After the war, the DUCSU committee proposed the sculpture to commemorate the glory of liberation. In Syed Abdullah Khalid's sculpture there are 3 statues. The composition of Aparajeyo Bangla is quite mature, the figures are dynamic. In the centre is a statue of a farmer on whose shoulder is a rifle and in whose hand is a grenade, the statue represents the general people of Bangladesh. On the left side there is a lady in whose hand is a first-aid box to indicate that she is a nurse, and in the right side there is a student wearing only a pair of pants and holding a rifle in his hand, to represent youth. All things considered Aparajeyo Bangla is a pioneer in the field of sculptures from the liberation war. For the design of sculpture the lady model was Hasina Ahamed who was a housewife and the farmer model was Badrul Alam Banu who was a student of the art department and the student model was Sayed Hamid Maksud, who was another student of University of Dhaka,

==Sculpture==

The sculpture & The Faculty of Arts premises.

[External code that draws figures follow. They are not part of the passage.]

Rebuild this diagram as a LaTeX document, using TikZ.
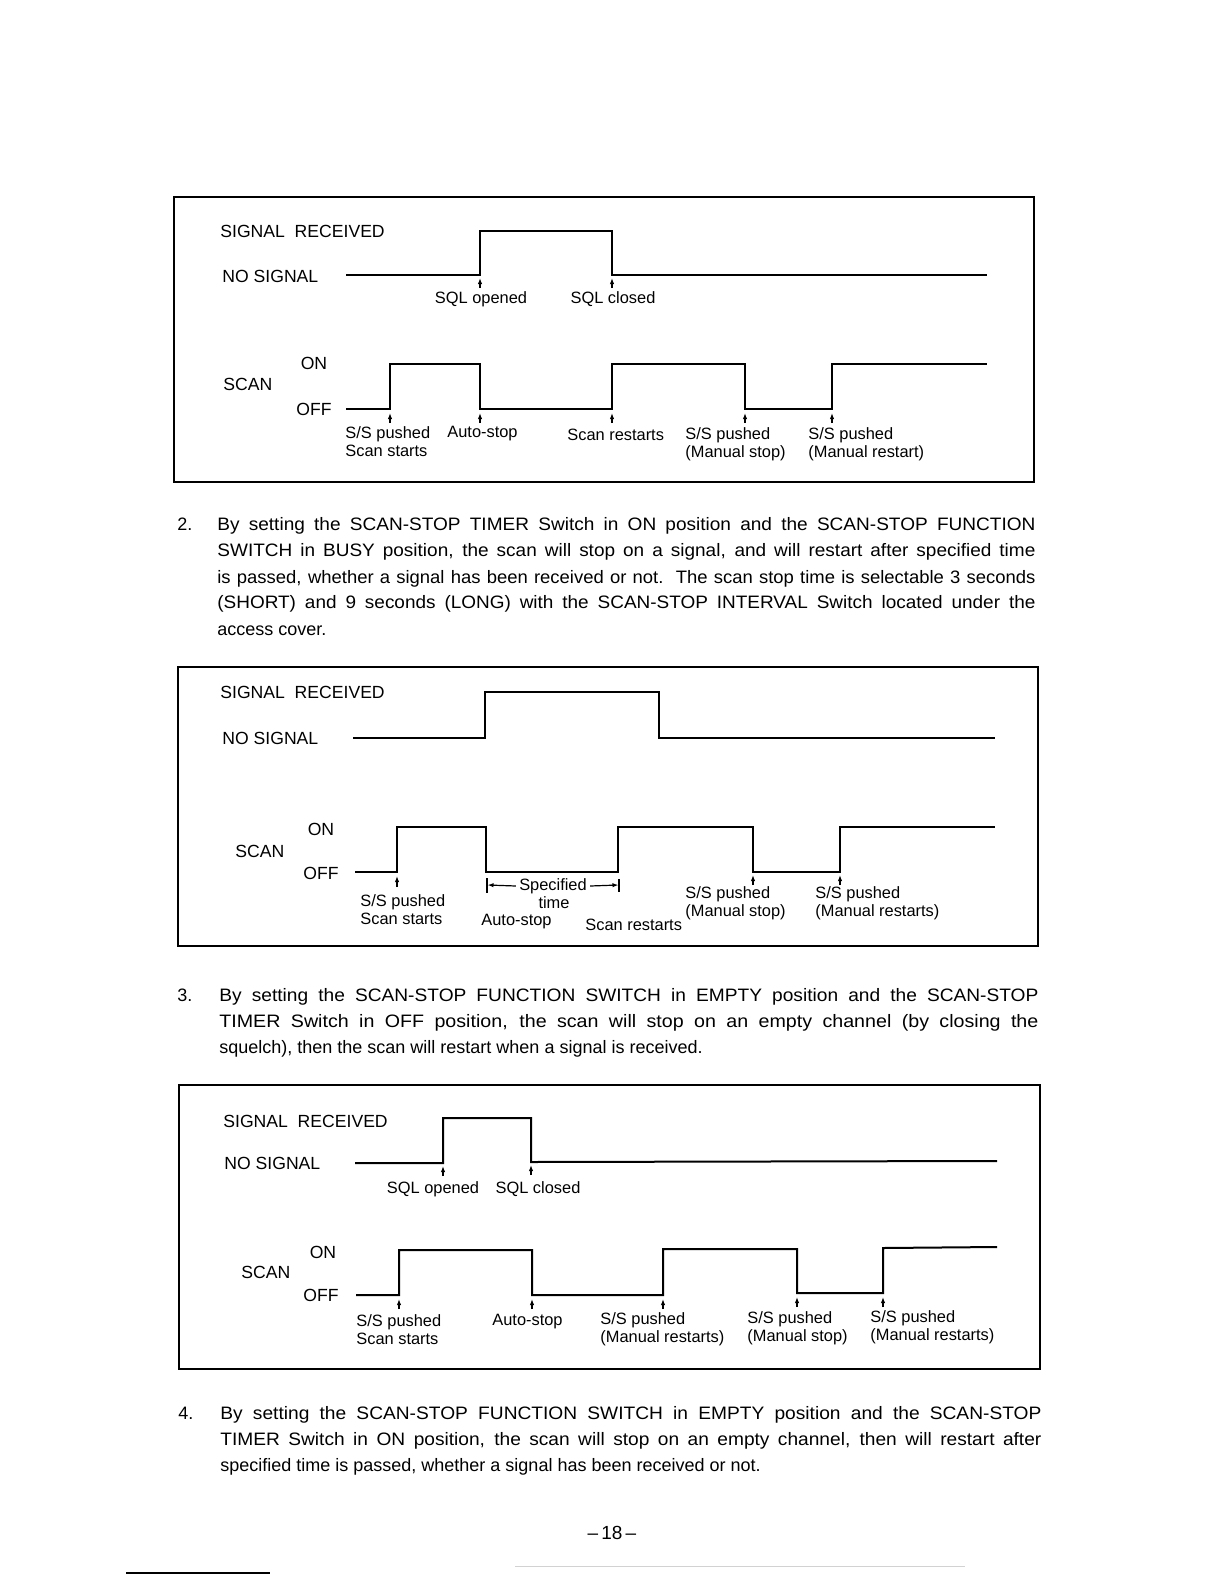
\documentclass[tikz,border=0pt]{standalone}
\usepackage{fontspec}
\setmainfont{Liberation Sans}
\usetikzlibrary{arrows.meta}
\newlength{\natw}
\newcommand{\fullline}[2][409pt]{\settowidth{\natw}{#2}\resizebox{#1}{\height}{\makebox[\dimexpr(\natw+#1)/2\relax][s]{#2}}}

\begin{document}
\begin{tikzpicture}[x=0.5pt,y=-0.5pt,
wave/.style={line width=1pt,line join=miter},
frame/.style={draw,line width=0.8pt},
hd/.style={anchor=west,inner sep=0pt,font=\fontsize{8.8}{10}\selectfont},
lvl/.style={hd,anchor=center},
tag/.style={anchor=west,inner sep=0pt,align=left,font=\fontsize{8.2}{9}\selectfont},
ctag/.style={tag,anchor=center,align=center},
tick/.style={-{Latex[length=3pt,width=2.2pt]},line width=0.6pt},
txt/.style={anchor=base west,inner sep=0pt,font=\fontsize{9}{13}\selectfont}]
\useasboundingbox (0,0) rectangle (1224,1584);

% first chart
\draw[frame] (174,197) rectangle (1034,482);
\node[hd] (sr1) at (220,231) {SIGNAL\ \ RECEIVED};
\node[hd] (ns1) at (222,276) {NO SIGNAL};
\draw[wave] (346,275) -- (480,275) -- (480,231) -- (612,231) -- (612,275) -- (987,275);
\draw[tick] (480,288) -- (480,278); \draw[tick] (612,288) -- (612,278);
\node[ctag] (sqo1) at (481,299) {SQL opened};
\node[ctag] (sqc1) at (613,299) {SQL closed};
\node[lvl] (on1) at (314,363) {ON};
\node[hd] (sc1) at (223,384) {SCAN};
\node[lvl] (off1) at (314,409) {OFF};
\draw[wave] (346,409) -- (390,409) -- (390,364) -- (480,364) -- (480,409) -- (612,409) -- (612,364) -- (745,364) -- (745,409) -- (832,409) -- (832,364) -- (987,364);
\draw[tick] (390,423) -- (390,413); \draw[tick] (480,423) -- (480,413); \draw[tick] (612,423) -- (612,413); \draw[tick] (745,423) -- (745,413); \draw[tick] (832,423) -- (832,413);
\node[tag] (p1a) at (345,442) {S/S pushed\\Scan starts};
\node[tag] (p1b) at (447,434) {Auto-stop};
\node[tag] (p1c) at (567,435) {Scan restarts};
\node[tag] (p1d) at (685,444) {S/S pushed\\(Manual stop)};
\node[tag] (p1e) at (808,444) {S/S pushed\\(Manual restart)};

% item 2
\node[txt] (n2) at (177,530) {2.};
\node[txt] (t2a) at (217,530) {\fullline{By setting the SCAN-STOP TIMER Switch in ON position and the SCAN-STOP FUNCTION}};
\node[txt] (t2b) at (217,556) {\fullline{SWITCH in BUSY position, the scan will stop on a signal, and will restart after specified time}};
\node[txt] (t2c) at (217,583) {\fullline{is passed, whether a signal has been received or not.\ \ The scan stop time is selectable 3 seconds}};
\node[txt] (t2d) at (217,608) {\fullline{(SHORT) and 9 seconds (LONG) with the SCAN-STOP INTERVAL Switch located under the}};
\node[txt] (t2e) at (217,635) {access cover.};

% second chart
\draw[frame] (178,667) rectangle (1038,946);
\node[hd] (sr2) at (220,692) {SIGNAL\ \ RECEIVED};
\node[hd] (ns2) at (222,738) {NO SIGNAL};
\draw[wave] (353,738) -- (485,738) -- (485,692) -- (659,692) -- (659,738) -- (995,738);
\node[lvl] (on2) at (321,829) {ON};
\node[hd] (sc2) at (235,851) {SCAN};
\node[lvl] (off2) at (321,873) {OFF};
\draw[wave] (355,872) -- (397,872) -- (397,827) -- (486,827) -- (486,872) -- (618,872) -- (618,827) -- (753,827) -- (753,872) -- (840,872) -- (840,827) -- (995,827);
\draw[tick] (397,887) -- (397,876); \draw[tick] (753,885) -- (753,875); \draw[tick] (840,885) -- (840,875);
\draw[line width=0.6pt] (487,878) -- (487,893); \draw[line width=0.6pt] (619,879) -- (619,892);
\coordinate (lb) at (487.5,885); \coordinate (rb) at (618.5,885);
\node[ctag] (spec) at (553,886) {Specified};
\node[ctag] (time) at (554,903) {time};
\draw[tick] ([xshift=-1.5pt]spec.west) -- (lb); \draw[tick] ([xshift=1.5pt]spec.east) -- (rb);
\node[tag] (p2a) at (360,910) {S/S pushed\\Scan starts};
\node[tag] (p2b) at (481,922) {Auto-stop};
\node[tag] (p2c) at (585,925) {Scan restarts};
\node[tag] (p2d) at (685,903) {S/S pushed\\(Manual stop)};
\node[tag] (p2e) at (815,903) {S/S pushed\\(Manual restarts)};

% item 3
\node[txt] (n3) at (177,1001) {3.};
\node[txt] (t3a) at (219,1001) {\fullline[409.5pt]{By setting the SCAN-STOP FUNCTION SWITCH in EMPTY position and the SCAN-STOP}};
\node[txt] (t3b) at (219,1027) {\fullline[409.5pt]{TIMER Switch in OFF position, the scan will stop on an empty channel (by closing the}};
\node[txt] (t3c) at (219,1053) {squelch), then the scan will restart when a signal is received.};

% third chart
\draw[frame] (179,1085) rectangle (1040,1369);
\node[hd] (sr3) at (223,1121) {SIGNAL\ \ RECEIVED};
\node[hd] (ns3) at (224,1163) {NO SIGNAL};
\draw[wave] (355,1163) -- (443,1163) -- (443,1118) -- (531,1118) -- (531,1162) -- (997,1161);
\draw[tick] (443,1176) -- (443,1166); \draw[tick] (531,1175) -- (531,1165);
\node[ctag] (sqo3) at (433,1189) {SQL opened};
\node[ctag] (sqc3) at (538,1189) {SQL closed};
\node[lvl] (on3) at (323,1252) {ON};
\node[hd] (sc3) at (241,1272) {SCAN};
\node[lvl] (off3) at (321,1295) {OFF};
\draw[wave] (356,1295) -- (399,1295) -- (399,1250) -- (532,1250) -- (532,1295) -- (663,1295) -- (663,1249) -- (797,1249) -- (797,1293) -- (883,1293) -- (883,1248) -- (997,1247);
\draw[tick] (399,1309) -- (399,1299); \draw[tick] (532,1309) -- (532,1299); \draw[tick] (663,1309) -- (663,1299); \draw[tick] (797,1307) -- (797,1297); \draw[tick] (883,1307) -- (883,1297);
\node[tag] (p3a) at (356,1330) {S/S pushed\\Scan starts};
\node[tag] (p3b) at (492,1322) {Auto-stop};
\node[tag] (p3c) at (600,1329) {S/S pushed\\(Manual restarts)};
\node[tag] (p3d) at (747,1328) {S/S pushed\\(Manual stop)};
\node[tag] (p3e) at (870,1327) {S/S pushed\\(Manual restarts)};

% item 4
\node[txt] (n4) at (178,1419) {4.};
\node[txt] (t4a) at (220,1419) {\fullline[410.5pt]{By setting the SCAN-STOP FUNCTION SWITCH in EMPTY position and the SCAN-STOP}};
\node[txt] (t4b) at (220,1445) {\fullline[410.5pt]{TIMER Switch in ON position, the scan will stop on an empty channel, then will restart after}};
\node[txt] (t4c) at (220,1471) {specified time is passed, whether a signal has been received or not.};

% page foot
\node[inner sep=0pt,font=\fontsize{9.5}{11}\selectfont] (pg) at (612,1533) {–\,18\,–};
\draw[line width=0.6pt] (126,1573) -- (270,1573);
\draw[gray!35,line width=0.5pt] (515,1566) -- (965,1566);
\end{tikzpicture}
\end{document}
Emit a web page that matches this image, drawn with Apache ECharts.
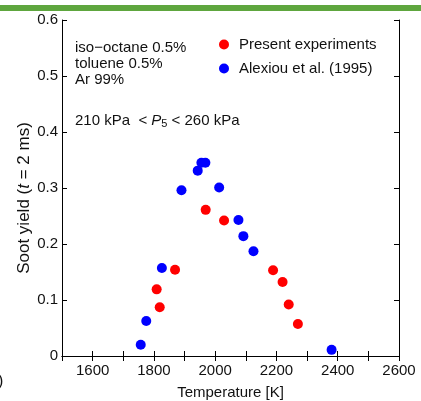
<!DOCTYPE html>
<html>
<head>
<meta charset="utf-8">
<script src="https://cdn.jsdelivr.net/npm/echarts@6/dist/echarts.min.js"></script>
<style>
  html, body { margin: 0; padding: 0; background: #fff; }
  #chart { width: 421px; height: 401px; }
</style>
</head>
<body>
<div id="chart"></div>
<script>
// temperature [K], soot yield
const presentT = [1809, 1819, 1869, 1969, 2029, 2189, 2220, 2240, 2270];
const presentY = [0.119, 0.087, 0.154, 0.261, 0.242, 0.153, 0.132, 0.092, 0.057];
const alexiouT = [1757, 1775, 1826, 1890, 1943, 1955, 1968, 2013, 2076, 2092, 2125, 2380];
const alexiouY = [0.020, 0.0625, 0.157, 0.296, 0.331, 0.345, 0.345, 0.301, 0.243, 0.214, 0.187, 0.011];
const seriesNames = ['Present experiments', 'Alexiou et al. (1995)'];
const mixtureLines = ['iso\u2212octane 0.5%', 'toluene 0.5%', 'Ar 99%'];

const font = 'Liberation Sans, Arial, sans-serif';
const pairs = (xs, ys) => xs.map((x, i) => [x, ys[i]]);

let chart = echarts.init(document.getElementById('chart'));

const tickIn = { show: true, inside: true, length: 5, lineStyle: { color: '#000' } };
const lineBlack = { show: true, lineStyle: { color: '#000', width: 1 } };

var option = {
    animation: false,
    textStyle: { fontFamily: font },
    grid: { left: 62, top: 20, right: 22, bottom: 45, outerBoundsMode: 'none', containLabel: false },
    legend: {
        orient: 'vertical',
        left: 214,
        top: 32,
        itemWidth: 10,
        itemHeight: 10,
        itemGap: 9,
        icon: 'circle',
        textStyle: { fontSize: 15, color: '#111', fontFamily: font, padding: [0, 0, 0, 5] },
        data: seriesNames
    },
    xAxis: [
        {
            type: 'value', min: 1500, max: 2600, interval: 100,
            name: 'Temperature [K]', nameLocation: 'middle', nameGap: 29, nameMoveOverlap: false,
            nameTextStyle: { fontSize: 15, color: '#111' },
            axisLine: lineBlack, axisTick: tickIn, splitLine: { show: false },
            axisLabel: {
                fontSize: 15, color: '#111', margin: 7,
                formatter: v => (v % 200 === 0 ? String(v) : '')
            }
        },
        {
            type: 'value', position: 'top', min: 1500, max: 2600, interval: 100,
            axisLine: lineBlack, axisTick: tickIn, axisLabel: { show: false }, splitLine: { show: false }
        }
    ],
    yAxis: [
        {
            type: 'value', min: 0, max: 0.6, interval: 0.1,
            name: '{a|Soot yield (}{i|t}{a| = 2 ms)}', nameLocation: 'middle', nameGap: 29,
            nameMoveOverlap: false,
            nameTextStyle: {
                padding: [0, 20, 0, 0],
                rich: {
                    a: { fontSize: 17, color: '#111', fontFamily: font },
                    i: { fontSize: 17, color: '#111', fontFamily: font, fontStyle: 'italic' }
                }
            },
            axisLine: lineBlack, axisTick: tickIn, splitLine: { show: false },
            axisLabel: {
                fontSize: 15, color: '#111', margin: 4,
                formatter: v => (v === 0 ? '0' : v.toFixed(1))
            }
        },
        {
            type: 'value', position: 'right', min: 0, max: 0.6, interval: 0.1,
            axisLine: lineBlack, axisTick: tickIn, axisLabel: { show: false }, splitLine: { show: false }
        }
    ],
    graphic: [
        { type: 'rect', left: 0, top: 5, shape: { width: 421, height: 6 }, style: { fill: '#5ea63e' } },
        {
            type: 'text', left: 75, top: 40,
            style: { text: mixtureLines.join('\n'), font: '15px ' + font, fill: '#111', lineHeight: 16 }
        },
        {
            type: 'text', left: 75, top: 113,
            style: {
                text: '210 kPa  < {i|P}{s|5} < 260 kPa',
                font: '15px ' + font, fill: '#111',
                rich: {
                    i: { fontStyle: 'italic', fontSize: 15, fontFamily: font, fill: '#111' },
                    s: { fontSize: 11, fontFamily: font, fill: '#111', verticalAlign: 'bottom', padding: [6, 0, 0, 0] }
                }
            }
        },
        { type: 'text', left: -2, top: 374, style: { text: ')', font: '16px ' + font, fill: '#111' } }
    ],
    series: [
        {
            name: seriesNames[0], type: 'scatter', symbolSize: 10,
            itemStyle: { color: '#ff0000', opacity: 1 },
            data: pairs(presentT, presentY)
        },
        {
            name: seriesNames[1], type: 'scatter', symbolSize: 10,
            itemStyle: { color: '#0000ff', opacity: 1 },
            data: pairs(alexiouT, alexiouY)
        }
    ]
};

chart.setOption(option);
</script>
</body>
</html>
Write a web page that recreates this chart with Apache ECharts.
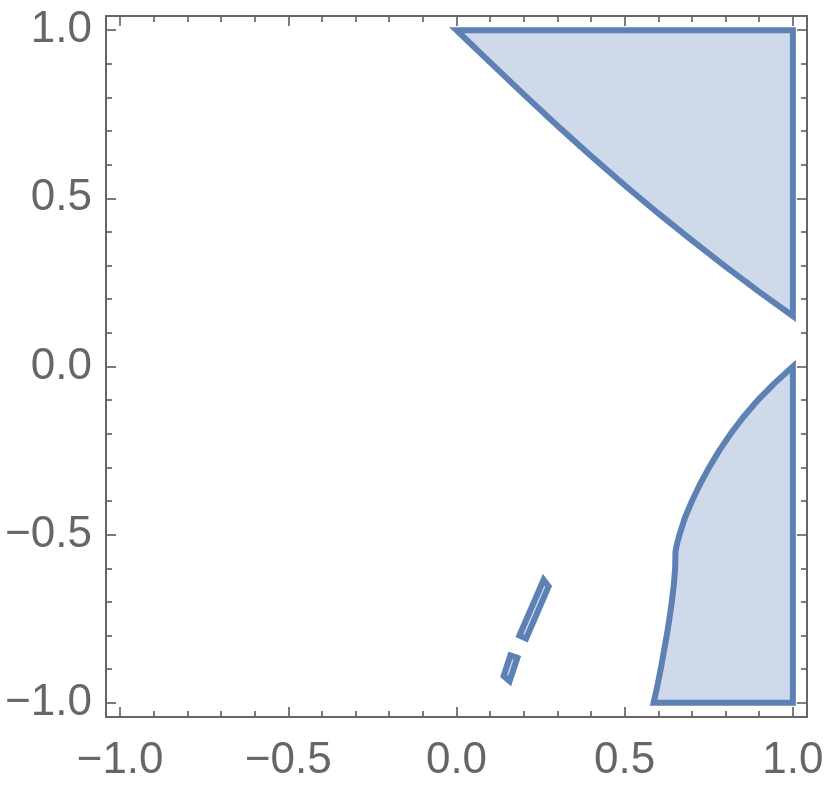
<!DOCTYPE html>
<html>
<head>
<meta charset="utf-8">
<title>Region plot</title>
<script src="https://cdn.jsdelivr.net/npm/echarts@6.0.0/dist/echarts.min.js"></script>
<style>
html, body { margin: 0; padding: 0; background: #fff; }
#chart { width: 830px; height: 798px; }
</style>
</head>
<body>
<div id="chart"></div>
<script>
// ticks (same on both axes)
var majorTicks = [-1, -0.5, 0, 0.5, 1];
var minorTicks = [-0.9, -0.8, -0.7, -0.6, -0.4, -0.3, -0.2, -0.1,
                  0.1, 0.2, 0.3, 0.4, 0.6, 0.7, 0.8, 0.9];
var tickLabels = ['\u22121.0', '\u22120.5', '0.0', '0.5', '1.0'];

// upper region: top edge, right edge, then the curve back to (0, 1)
var upperX = [0, 1, 1, 0.9, 0.8, 0.7, 0.6, 0.5, 0.4, 0.3, 0.2, 0.1];
var upperY = [1, 1, 0.15, 0.222, 0.297, 0.375, 0.455, 0.539, 0.626, 0.716, 0.809, 0.904];

// lower region: right edge, bottom edge, then the left boundary up to (1, 0)
var lowerX = [1, 1, 0.586, 0.597, 0.607, 0.616, 0.625, 0.633, 0.640, 0.646, 0.650, 0.651, 0.656,
              0.663, 0.679, 0.700, 0.724, 0.751, 0.781, 0.815, 0.853, 0.896, 0.945];
var lowerY = [0, -1, -1, -0.95, -0.9, -0.85, -0.8, -0.75, -0.7, -0.65, -0.6, -0.55, -0.525,
              -0.5, -0.45, -0.4, -0.35, -0.3, -0.25, -0.2, -0.15, -0.1, -0.05];

// two thin slivers
var sliverAX = [0.259, 0.274, 0.207, 0.187];
var sliverAY = [-0.634, -0.654, -0.809, -0.800];
var sliverBX = [0.160, 0.181, 0.158, 0.140];
var sliverBY = [-0.859, -0.866, -0.935, -0.920];

var frameColor = '#666666';
var axisMin = -1.042, axisMax = 1.042;

function fmt(v) {
    var i = majorTicks.indexOf(v);
    return i >= 0 ? tickLabels[i] : '';
}

function makeAxis(position, ticks, len, withLine, withLabel) {
    return {
        type: 'value',
        position: position,
        min: axisMin,
        max: axisMax,
        axisLine: {
            show: withLine,
            onZero: false,
            lineStyle: { color: frameColor, width: 2 }
        },
        axisTick: {
            show: true,
            inside: true,
            length: len,
            customValues: ticks,
            lineStyle: { color: frameColor, width: 1.7 }
        },
        axisLabel: {
            show: withLabel,
            customValues: majorTicks,
            formatter: fmt,
            color: frameColor,
            fontSize: 44,
            fontFamily: 'Liberation Sans',
            margin: 14
        },
        splitLine: { show: false }
    };
}

function regionSeries(xs, ys) {
    return {
        type: 'custom',
        coordinateSystem: 'cartesian2d',
        xAxisIndex: 0,
        yAxisIndex: 0,
        silent: true,
        data: xs.map(function (x, i) { return [x, ys[i]]; }),
        renderItem: function (params, api) {
            if (params.dataIndex !== 0) return null;
            var pts = xs.map(function (x, i) { return api.coord([x, ys[i]]); });
            return {
                type: 'polygon',
                shape: { points: pts },
                style: {
                    fill: 'rgba(94, 129, 181, 0.3)',
                    stroke: '#5e81b5',
                    lineWidth: 6,
                    lineJoin: 'miter',
                    miterLimit: 10
                }
            };
        }
    };
}

var myChart = echarts.init(document.getElementById('chart'));

var xBottom = makeAxis('bottom', majorTicks, 10, true, true);
xBottom.axisLabel.margin = 22;
var yLeft = makeAxis('left', majorTicks, 10, true, true);

var option = {
    animation: false,
    backgroundColor: '#fff',
    grid: { left: 106, right: 23, top: 16, bottom: 81 },
    xAxis: [
        xBottom,
        makeAxis('bottom', minorTicks, 6, false, false),
        makeAxis('top', majorTicks, 10, true, false),
        makeAxis('top', minorTicks, 6, false, false)
    ],
    yAxis: [
        yLeft,
        makeAxis('left', minorTicks, 6, false, false),
        makeAxis('right', majorTicks, 10, true, false),
        makeAxis('right', minorTicks, 6, false, false)
    ],
    series: [
        regionSeries(upperX, upperY),
        regionSeries(lowerX, lowerY),
        regionSeries(sliverAX, sliverAY),
        regionSeries(sliverBX, sliverBY)
    ]
};

option && myChart.setOption(option);
</script>
</body>
</html>
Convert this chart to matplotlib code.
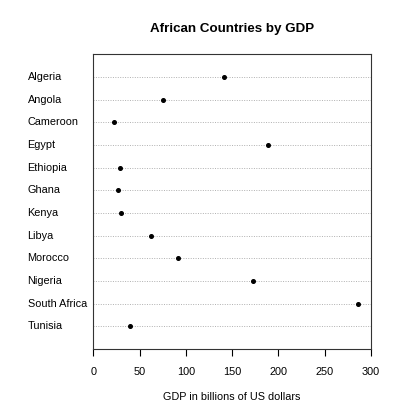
import matplotlib
matplotlib.use("Agg")
import matplotlib.pyplot as plt
from matplotlib.transforms import blended_transform_factory

plt.rcParams['font.family'] = ['Liberation Sans', 'DejaVu Sans']

countries = ['Algeria', 'Angola', 'Cameroon', 'Egypt', 'Ethiopia', 'Ghana',
             'Kenya', 'Libya', 'Morocco', 'Nigeria', 'South Africa', 'Tunisia']
gdp = [140.9, 75.2, 22.1, 188.7, 29.0, 26.4, 29.7, 62.6, 91.8, 172.8, 285.6, 40.1]
xticks = [0, 50, 100, 150, 200, 250, 300]

fig = plt.figure(figsize=(4.0, 4.17), dpi=100, facecolor='white')
ax = fig.add_axes([0.2333, 0.163, 0.6942, 0.7068])

n = len(countries)
ypos = list(range(n, 0, -1))
for y in ypos:
    ax.axhline(y, color='#b0b0b0', lw=0.7, ls=(0, (1, 1.5)), zorder=1)
ax.plot(gdp, ypos, 'o', color='black', markersize=2.6, zorder=3)

ax.set_xlim(0, 300)
ax.set_ylim(0, n + 1)
ax.set_xticks(xticks)
ax.set_xticklabels([str(t) for t in xticks], fontsize=7.8)
ax.set_yticks([])
for s in ax.spines.values():
    s.set_color('#333333')
    s.set_linewidth(0.8)
ax.tick_params(axis='x', length=5, width=0.8, pad=8, colors='black')

# country names, left aligned in the margin
trans = blended_transform_factory(fig.transFigure, ax.transData)
for y, c in zip(ypos, countries):
    ax.text(27.5 / 400, y, c, transform=trans, ha='left', va='center',
            fontsize=7.8, clip_on=False)

ax.set_title('African Countries by GDP', fontsize=9.6, fontweight='bold', pad=16)
ax.set_xlabel('GDP in billions of US dollars', fontsize=7.8, labelpad=11)

fig.savefig('out.png', dpi=100, facecolor='white')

The sculpture is built of reinforced concrete with a 4-inch coating, to a height of up to 18 feet. The sculpture was refabricated after inscribing on the base. The sculpture coating was worked under Sahiddullah Associates and the sculpture base was designed by architect Rabioul Hossain. It is a sculpture of the three figures, the central character, a village youth stands in the middle clutching the strap of a rifle in his hand and a grenade in the left . To the left of him is an urban youth with a rifle . At the right is a young lady devoted to nursing with a first aid box at her shoulder. These three represent the concerted strength of the whole Bengali nation.
==Documentary about the sculpture==
In 2011 a documentary film about the sculpture was released to mark the 40th anniversary of Bangladesh independence, directed by Saiful Wadud Helal, and produced by Shafiul Wadud. The film presents the background of the 1971 war, and sheds light on attempts by religious fanatics to destroy the structure.